Emeklilikte Yaşa Takılanlar (EYT) düzenlemesi, uzun yıllar boyunca kamuoyunun gündeminde olan bir toplumsal talebi karşılarken, ekonomik dengeler açısından tartışmaları da beraberinde getirdi ve hayata geçirildi. Uzmanlara göre EYT, bir yandan milyonlarca vatandaşın hak mücadelesine son verirken, diğer yandan kamu bütçesi ve sosyal güvenlik sistemi üzerinde ciddi bir yük oluşturma potansiyeli taşıyıp bunu da aynı şekilde gösterdi.
EYT kapsamında ilk yılda üç milyondan fazla kişi emekli oldu. Bu durum, devlete yıllık yüz milyarlarca liralık ek maliyet getirdi. Emekli maaşlarının düzenli olarak ödenmesi, Sosyal Güvenlik Kurumu (SGK) giderlerinin hızla artmasına neden olurken, prim gelirleriyle harcamalar arasındaki fark da büyümeye başladı. Maliye çevreleri, bu farkın önümüzdeki yıllarda bütçe açığını genişletebileceğini ve ek finansman ihtiyacını doğurabileceğini belirtiyor.
Ekonomistler, erken emeklilik uygulamasının Türkiye gibi genç nüfus oranı azalan ülkelerde “aktif-pasif dengesini” bozabileceği uyarısında bulunuyor. Çalışan sayısına kıyasla emekli sayısının artması, sosyal güvenlik sisteminin sürdürülebilirliğini zayıflatabilir. Aynı zamanda üretken yaşlardaki kişilerin iş gücünden çekilmesi, ekonomik büyümeyi ve verimliliği de olumsuz etkileyebilir.

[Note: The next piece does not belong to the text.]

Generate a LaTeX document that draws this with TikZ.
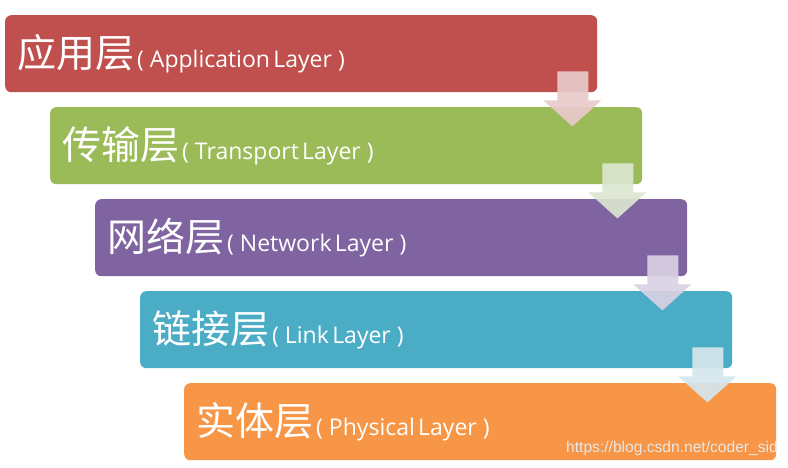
\documentclass[tikz,border=0pt]{standalone}
\usepackage{fontspec}
\setmainfont{Noto Sans CJK SC}
\newfontfamily\latfont[WordSpace=1.7]{Open Sans}
\newfontfamily\urlfont{Liberation Sans}
\usetikzlibrary{calc}
\definecolor{cred}{HTML}{C0504D}
\definecolor{cgreen}{HTML}{9BBB59}
\definecolor{cpurple}{HTML}{8064A2}
\definecolor{cteal}{HTML}{4BACC6}
\definecolor{corange}{HTML}{F79646}
\definecolor{ared}{HTML}{E9CACA}
\definecolor{agreen}{HTML}{DCE6D0}
\definecolor{apurple}{HTML}{D9D1E3}
\definecolor{ateal}{HTML}{D5E6EE}
\newcommand\cnbig{\fontsize{39}{42}\selectfont}
\newcommand\ensmall{\latfont\fontsize{23}{26}\selectfont}
\newcommand\lbl[2]{{\cnbig #1}\hspace{3pt}{\ensmall(\hspace{6pt}#2\hspace{6pt})}}
\newcommand\blockarrow[2]{%
  \fill[#2,opacity=0.92]
    ($(#1.south east)+(-40,-21)$) -- ($(#1.south east)+(-9,-21)$) --
    ($(#1.south east)+(-9,8)$) -- ($(#1.south east)+(4,8)$) --
    ($(#1.south east)+(-25,34)$) -- ($(#1.south east)+(-54,8)$) --
    ($(#1.south east)+(-40,8)$) -- cycle;}
\begin{document}
\begin{tikzpicture}[x=1pt,y=-1pt,
  layerbox/.style={rounded corners=6pt, text=white, anchor=north west,
    minimum width=591pt, minimum height=77pt, text width=568pt,
    inner xsep=12pt, inner ysep=0pt, align=left},
  wmark/.style={text=white!82!gray, anchor=base west, inner sep=0pt}]
\useasboundingbox (0,0) rectangle (788,467);
\clip (0,0) rectangle (788,467);
\node[layerbox, fill=cred] (l1) at (5,15) {\lbl{应用层}{Application Layer}};
\node[layerbox, fill=cgreen] (l2) at (50,107) {\lbl{传输层}{Transport Layer}};
\node[layerbox, fill=cpurple] (l3) at (95,199) {\lbl{网络层}{Network Layer}};
\node[layerbox, fill=cteal] (l4) at (140,291) {\lbl{链接层}{Link Layer}};
\node[layerbox, fill=corange] (l5) at (184,383) {\lbl{实体层}{Physical Layer}};
\blockarrow{l1}{ared}
\blockarrow{l2}{agreen}
\blockarrow{l3}{apurple}
\blockarrow{l4}{ateal}
\node[wmark] (wm) at (566,452) {\urlfont\fontsize{15.6}{19}\selectfont https://blog.csdn.net/coder\_sid};
\end{tikzpicture}
\end{document}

EYT’nin kamu maliyesine yansıyan bir diğer yönü ise yatırımlar üzerindeki baskı. Emekli maaşlarına ayrılan kaynakların artması, altyapı, eğitim ve sağlık gibi kalkınma yatırımlarına yönlendirilebilecek bütçeyi sınırlayabilir. Bu da uzun vadede ekonomik büyümenin ivme kaybetmesine yol açabilir. Ekonomistler, “kısa vadede sosyal memnuniyet artsa da uzun vadede finansal sürdürülebilirliğin tehlikeye girdiğini” ifade ediyor.
İş dünyasında ise farklı bir kaygı öne çıkıyor. EYT ile birlikte çok sayıda çalışanın aynı dönemde emekli olması, özel sektörde ciddi bir kıdem tazminatı yükü doğurdu. Bu durum, özellikle küçük ve orta ölçekli işletmelerin nakit akışını zorlayarak istihdam planlamalarını etkiledi.
Tüm bu tabloya rağmen, düzenlemenin toplumsal yönü göz ardı edilmiyor. Yıllarca prim ödeyip yaş şartı nedeniyle emekli olamayan vatandaşların mağduriyeti giderildi. Ayrıca emekli olan birçok kişi, Sosyal Güvenlik Destek Primi kapsamında çalışmaya devam ederek ekonomiye katkı sunmayı sürdürüyor. Bu yönüyle EYT, bir yandan bütçeye yük getirirken, diğer yandan tüketimi artırarak kısa vadeli ekonomik canlılık yaratıyor.
Sonuç olarak, EYT düzenlemesi Türkiye ekonomisine hem sosyal hem mali açıdan çift yönlü bir etki bırakıyor. Kısa vadede vatandaş memnuniyetini yükselten bu adımın, uzun vadede bütçe dengeleri, istihdam ve büyüme üzerinde yaratacağı sonuçlar ise önümüzdeki yıllarda daha net ortaya çıkacak gibi görünüyor.